Intervention de Pierre-André Durand

Commission d'enquête Incendie de l'usine Lubrizol — Réunion du 21 novembre 2019 à 15h30
Audition de M. Pierre-André duRand préfet de la région normandie préfet de la seine-maritime

Pierre-André Durand, préfet de la région Normandie, préfet de la Seine-Maritime :

L'événement que nous avons vécu la nuit du 25 au 26 septembre 2019 est un événement évidemment extrêmement difficile et exigeant pour les services. Il s'est agi d'un incendie industriel de grande ampleur concernant un site industriel Seveso « seuil haut » qui contenait principalement des additifs chimiques d'huiles de lubrifiant, relevant essentiellement de la famille des hydrocarbures. Cet incendie s'est déclaré un peu avant 3 heures du matin et a été totalement éteint en douze heures : il a été circonscrit à 10 h 30, maîtrisé à 13 heures et éteint à 15 heures. Cet incendie extrêmement spectaculaire nous a, bien évidemment, très vite mobilisés. Très rapidement après la première intervention des sapeurs-pompiers, il est apparu que l'article L.742-2 du code de la sécurité intérieure devait s'appliquer : lorsqu'un sinistre concerne plusieurs communes ou est d'une importance telle qu'il dépasse les moyens de la commune, le préfet doit prendre la main et c'est ce que j'ai fait. Avec l'éclairage des sapeurs-pompiers, il m'a fallu ensuite caractériser le risque. Le plan particulier d'intervention (PPI) de la zone de Rouen regroupe plusieurs sites Seveso et ICPE. Il prévoit différents types de risques : le risque explosif, le risque toxique et le risque thermique. Nous n'étions ni dans un cas de risque explosif - même s'il y a eu des explosions de bouteilles de gaz ou de fûts -, ni dans un cas de risque toxique - pas de chlore ou autre, entraînant des décès immédiats ou rapides -, mais dans un cas de risque incendie avec cet important panache de fumée. Cette caractérisation du risque nous a ensuite permis de définir la manière d'agir pour traiter le sinistre et calibrer les moyens.

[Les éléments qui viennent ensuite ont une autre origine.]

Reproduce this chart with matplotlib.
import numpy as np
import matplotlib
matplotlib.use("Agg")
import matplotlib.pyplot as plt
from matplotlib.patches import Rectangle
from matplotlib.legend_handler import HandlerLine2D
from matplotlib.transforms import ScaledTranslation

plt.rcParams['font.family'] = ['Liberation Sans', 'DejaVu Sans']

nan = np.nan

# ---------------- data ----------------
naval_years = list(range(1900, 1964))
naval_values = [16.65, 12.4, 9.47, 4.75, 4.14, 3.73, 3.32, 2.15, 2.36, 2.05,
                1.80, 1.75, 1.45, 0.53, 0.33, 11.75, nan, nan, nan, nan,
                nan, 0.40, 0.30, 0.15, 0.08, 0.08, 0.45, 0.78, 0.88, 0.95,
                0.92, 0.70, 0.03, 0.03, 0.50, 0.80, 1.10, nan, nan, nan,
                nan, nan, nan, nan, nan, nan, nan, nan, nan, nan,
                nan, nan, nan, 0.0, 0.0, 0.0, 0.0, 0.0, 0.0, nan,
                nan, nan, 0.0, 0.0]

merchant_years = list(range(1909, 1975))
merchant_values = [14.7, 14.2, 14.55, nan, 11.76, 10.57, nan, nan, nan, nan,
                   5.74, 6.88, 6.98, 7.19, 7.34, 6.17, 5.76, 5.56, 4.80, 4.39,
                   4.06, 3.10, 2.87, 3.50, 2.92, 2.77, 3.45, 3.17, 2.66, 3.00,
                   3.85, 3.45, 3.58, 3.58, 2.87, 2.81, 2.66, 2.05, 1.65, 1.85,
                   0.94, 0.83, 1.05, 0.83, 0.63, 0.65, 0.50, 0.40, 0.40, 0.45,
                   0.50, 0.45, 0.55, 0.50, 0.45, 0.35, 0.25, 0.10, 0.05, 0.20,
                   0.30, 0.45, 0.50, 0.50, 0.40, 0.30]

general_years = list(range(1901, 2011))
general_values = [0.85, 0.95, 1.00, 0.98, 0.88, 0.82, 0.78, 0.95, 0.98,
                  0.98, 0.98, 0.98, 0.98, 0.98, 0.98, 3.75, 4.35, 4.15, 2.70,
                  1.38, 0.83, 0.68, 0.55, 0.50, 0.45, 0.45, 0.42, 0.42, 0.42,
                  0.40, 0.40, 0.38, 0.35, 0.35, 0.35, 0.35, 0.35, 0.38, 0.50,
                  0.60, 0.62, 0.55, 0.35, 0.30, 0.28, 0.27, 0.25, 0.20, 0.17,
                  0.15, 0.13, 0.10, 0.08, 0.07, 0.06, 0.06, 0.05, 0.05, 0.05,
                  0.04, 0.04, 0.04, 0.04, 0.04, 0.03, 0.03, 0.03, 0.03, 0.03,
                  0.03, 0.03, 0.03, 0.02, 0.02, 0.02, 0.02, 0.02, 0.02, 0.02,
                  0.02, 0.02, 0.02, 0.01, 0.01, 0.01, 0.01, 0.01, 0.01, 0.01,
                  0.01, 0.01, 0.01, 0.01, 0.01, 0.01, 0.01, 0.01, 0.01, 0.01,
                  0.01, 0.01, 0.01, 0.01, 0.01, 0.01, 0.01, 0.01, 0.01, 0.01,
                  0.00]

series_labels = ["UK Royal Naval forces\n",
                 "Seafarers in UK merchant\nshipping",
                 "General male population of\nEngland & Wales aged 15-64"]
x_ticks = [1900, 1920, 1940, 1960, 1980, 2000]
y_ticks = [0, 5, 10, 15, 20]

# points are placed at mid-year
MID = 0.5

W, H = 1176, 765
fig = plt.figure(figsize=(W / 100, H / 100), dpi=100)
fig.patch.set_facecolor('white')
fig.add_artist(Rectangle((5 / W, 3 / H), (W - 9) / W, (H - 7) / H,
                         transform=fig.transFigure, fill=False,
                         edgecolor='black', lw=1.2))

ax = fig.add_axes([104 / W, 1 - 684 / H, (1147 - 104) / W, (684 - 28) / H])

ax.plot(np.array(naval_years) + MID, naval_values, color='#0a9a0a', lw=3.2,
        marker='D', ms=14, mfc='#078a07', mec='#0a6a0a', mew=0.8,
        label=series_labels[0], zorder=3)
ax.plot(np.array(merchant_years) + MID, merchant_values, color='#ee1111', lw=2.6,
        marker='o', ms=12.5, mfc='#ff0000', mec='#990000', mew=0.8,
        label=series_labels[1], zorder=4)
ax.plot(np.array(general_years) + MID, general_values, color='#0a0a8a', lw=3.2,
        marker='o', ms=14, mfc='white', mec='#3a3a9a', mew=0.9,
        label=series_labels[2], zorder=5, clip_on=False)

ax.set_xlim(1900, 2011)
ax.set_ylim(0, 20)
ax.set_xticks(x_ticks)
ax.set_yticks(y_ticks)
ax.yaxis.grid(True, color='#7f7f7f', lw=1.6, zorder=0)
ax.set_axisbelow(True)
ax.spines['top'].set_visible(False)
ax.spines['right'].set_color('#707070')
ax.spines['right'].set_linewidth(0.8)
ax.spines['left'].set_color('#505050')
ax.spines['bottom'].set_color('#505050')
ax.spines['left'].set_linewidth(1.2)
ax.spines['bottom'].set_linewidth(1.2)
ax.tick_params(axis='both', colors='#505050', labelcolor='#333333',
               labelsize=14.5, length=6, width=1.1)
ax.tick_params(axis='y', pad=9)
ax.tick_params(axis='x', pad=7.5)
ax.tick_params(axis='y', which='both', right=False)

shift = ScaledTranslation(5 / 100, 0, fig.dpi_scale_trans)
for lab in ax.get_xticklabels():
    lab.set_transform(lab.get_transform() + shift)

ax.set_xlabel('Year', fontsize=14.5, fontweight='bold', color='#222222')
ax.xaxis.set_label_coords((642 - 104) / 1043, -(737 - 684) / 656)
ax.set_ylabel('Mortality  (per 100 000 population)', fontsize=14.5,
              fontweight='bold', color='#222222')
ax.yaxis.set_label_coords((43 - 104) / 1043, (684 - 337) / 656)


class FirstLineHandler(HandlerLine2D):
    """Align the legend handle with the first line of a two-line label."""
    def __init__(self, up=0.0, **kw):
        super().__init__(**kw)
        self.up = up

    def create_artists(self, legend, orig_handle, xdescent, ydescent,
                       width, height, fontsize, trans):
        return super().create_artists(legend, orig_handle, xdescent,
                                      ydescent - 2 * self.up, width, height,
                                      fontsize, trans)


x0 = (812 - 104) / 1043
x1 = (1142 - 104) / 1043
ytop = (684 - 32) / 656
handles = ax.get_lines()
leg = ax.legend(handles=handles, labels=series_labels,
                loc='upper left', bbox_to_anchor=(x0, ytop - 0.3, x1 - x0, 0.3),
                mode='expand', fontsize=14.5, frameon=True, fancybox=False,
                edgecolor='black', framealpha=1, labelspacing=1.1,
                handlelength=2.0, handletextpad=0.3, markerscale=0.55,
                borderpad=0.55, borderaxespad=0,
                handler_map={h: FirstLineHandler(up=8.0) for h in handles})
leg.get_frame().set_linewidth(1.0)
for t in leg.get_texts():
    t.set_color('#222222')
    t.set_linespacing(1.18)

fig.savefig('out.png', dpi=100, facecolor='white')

J'ai tout d'abord pris en compte le plan de prévention des risques technologiques (PPRT) de ce site qui avait déjà réduit les risques à la source, notamment par le retrait de deux cuves de gaz et d'un stockage d'acide chlorhydrique. Je me suis également appuyé sur l'étude de dangers établie par la Direction régionale de l'environnement, de l'aménagement et du logement (Dreal) dès 4 heures du matin, qui m'a permis d'avoir une indication précise sur le site et le type de produits présents. J'ai donc pu, sur cette base, fixer une ligne stratégique claire au colonel des sapeurs-pompiers. Je souhaitais en premier lieu éviter tout risque de suraccident : on trouve en effet, dans un rayon de 500 mètres, deux sites Seveso « seuil bas » et trois ICPE. Ma seconde préoccupation était d'avoir très vite les éléments de mesure des sapeurs-pompiers, pour prendre les décisions adaptées vis-à-vis de la population rouennaise : fallait-il évacuer ? Fallait-il confiner ? Ou fallait-il simplement éviter les déplacements inutiles et mettre à l'abri les personnes les plus fragiles ? C'est sur ces bases-là que le sinistre a été traité.

Le bilan a été satisfaisant, au regard des craintes que nous avions : pas de suraccident, pas de morts, pas de blessés, pas d'immeubles détruits et pas de pollution de la Seine. Nous avons cependant rencontré deux obstacles de taille au cours de ces douze heures : la rupture d'une source importante d'eau pendant la phase d'extinction, à laquelle vous avez déjà fait allusion, et un risque de pollution majeure de la Seine. En effet, les eaux d'extinction et les émulseurs, mais aussi les hydrocarbures échappés des fûts éventrés, ont commencé à se déverser dans une darse ; j'ai donc pris la décision de mobiliser des moyens du plan Pollution maritime (Polmar) que j'ai fait rapatrier du Havre pour bloquer dans la darse l'ensemble de ces pollutions. Pour remédier à la rupture d'alimentation en eau, nous avons mobilisé des bateaux-pompes qui ont apporté leur concours dès 8 heures du matin.

Voilà donc, à très grands traits, ce à quoi nous avons été confrontés pendant cette nuit. Inutile de vous dire que quand, dans l'après-midi, nous avons pu stabiliser le bilan, avec la hantise de compter des tués, des blessés ou des destructions, nous avons été bien évidemment soulagés. Il y a eu par ailleurs cette pollution liée au nuage qui s'est déployé puis s'est étiré et dilué jusque dans les Hauts-de-France et qui a donné lieu ensuite à des chutes de suie. Nous avons alors alerté les maires.